Jane, 45, said: “In the daytime I’m a cleaner and in the evening I’m a portrait artist.

“I like to push textiles to its limit. It used to be seen as this ‘nanna’ thing to do now it’s become an art in its own right like photography or sculpture.

“Rather than making something like an applique cover I thought I’d make a textile picture and combine that with my love of musicians.

MERCURY PRESS: Amy Winehouse

“I make all of them in my kitchen. I’m a single parent and can’t really go out to a studio. It sounds a bit chaotic but it works really well.

“Everything is set up if I want to come down at 3am and work on something. When I start one I get obsessed by it so I do sometimes wake in the night and think ‘I’ll just finish off that hand’.”

Jane, who has two children age 21 and 15, did a degree in painting at the University of Northumbria and started to get back into art as her children got older.

Jane said: “I’d always been good using a sewing machine and had made costumes. Because I’m a child of the seventies when handicrafts was a big thing I’ve used the skills I learned then.

“My mum taught me to sew with her 1960 Singer Fashion machine. I actually use one of those today – one I picked up at a market 25 years ago.

“I’ve been doing it for about two and a half years. My first was a portrait of Amy Winehouse which was sold to my first follower on Instagram in Texas.


“As an artist if you like flowers you’ll paint flowers and if you like cars you might paint cars. I love music and I love sewing so I put the two together.

“I find an image that will represent that person, then I do a drawing of the image on tracing paper and transpose it onto fabric – usually felt as that doesn’t fray. I use skin colour then using my iphone to blow up sections so I can see I slowly machine them with colour.

“One portrait takes about two weeks working for around two to three hours in the evenings.

“I always listen to the music of the artist as I’m making the portrait. It’s like you magically sew the music into the piece.

“I like to use different materials. For Boy George I used graphite, eyeshadow, blusher, glitter. What I use depends on the person.

“I try to get a different slant on something rather than just copying a portrait.


“Another one I did recently that I really loved was Joe Strummer of The Clash. I really admire him and everything he stands for – the working man and working woman. I sewed some of the cleaning cloths I use at work on that portrait.
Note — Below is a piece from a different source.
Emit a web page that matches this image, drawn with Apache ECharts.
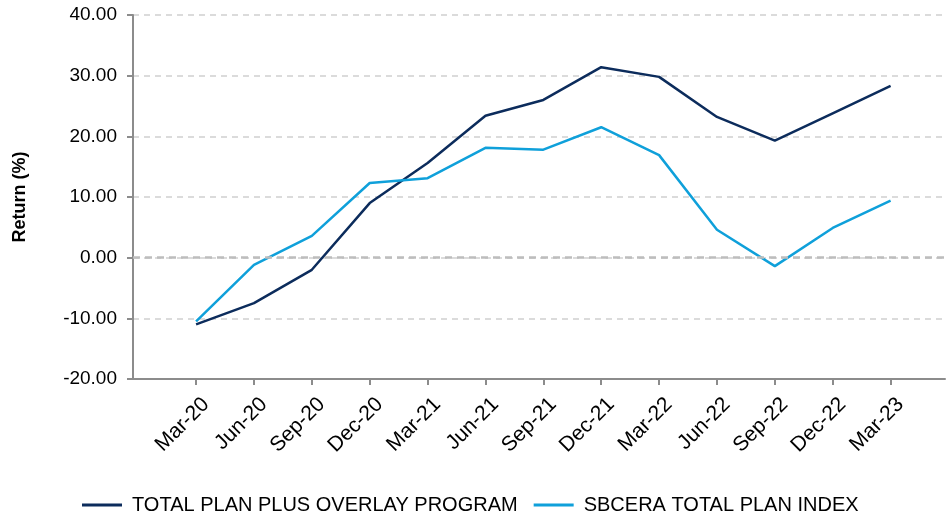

“I like to use materials that add to the narrative. I’ve used newspaper, cigarette cards, feathers.

“I’ll often pick up material when I’m out and about or people will give me things like broken necklaces. It could be rubbish to them but to me it’s treasure. I can see its potential.

“The one I’m working on now is of Nicky Wire from the Manic Street Preachers. I’m a massive fan and am interested in him because he wears these blazers with lots of patches. Sometimes fans send him badges and he’ll get them added to his jacket.


“I asked Manic fans if they’d make me some or donate something to add to the portrait. I got an amazing response from people all over the world – beautiful cross stitch pieces with lyrics written on them and badges.

“I was really touched. I don’t think I’ll sell that one because it feels like it belongs to everybody.

“The response I’ve had has been brilliant. People like to see pictures of people that are recognisable to them and see their heroes represented in different ways.

“I love seeing people’s reactions and get so much joy from creating. The world is quite grey at the moment so if you can add a bit of colour to it and cheer someone up that’s a good thing.”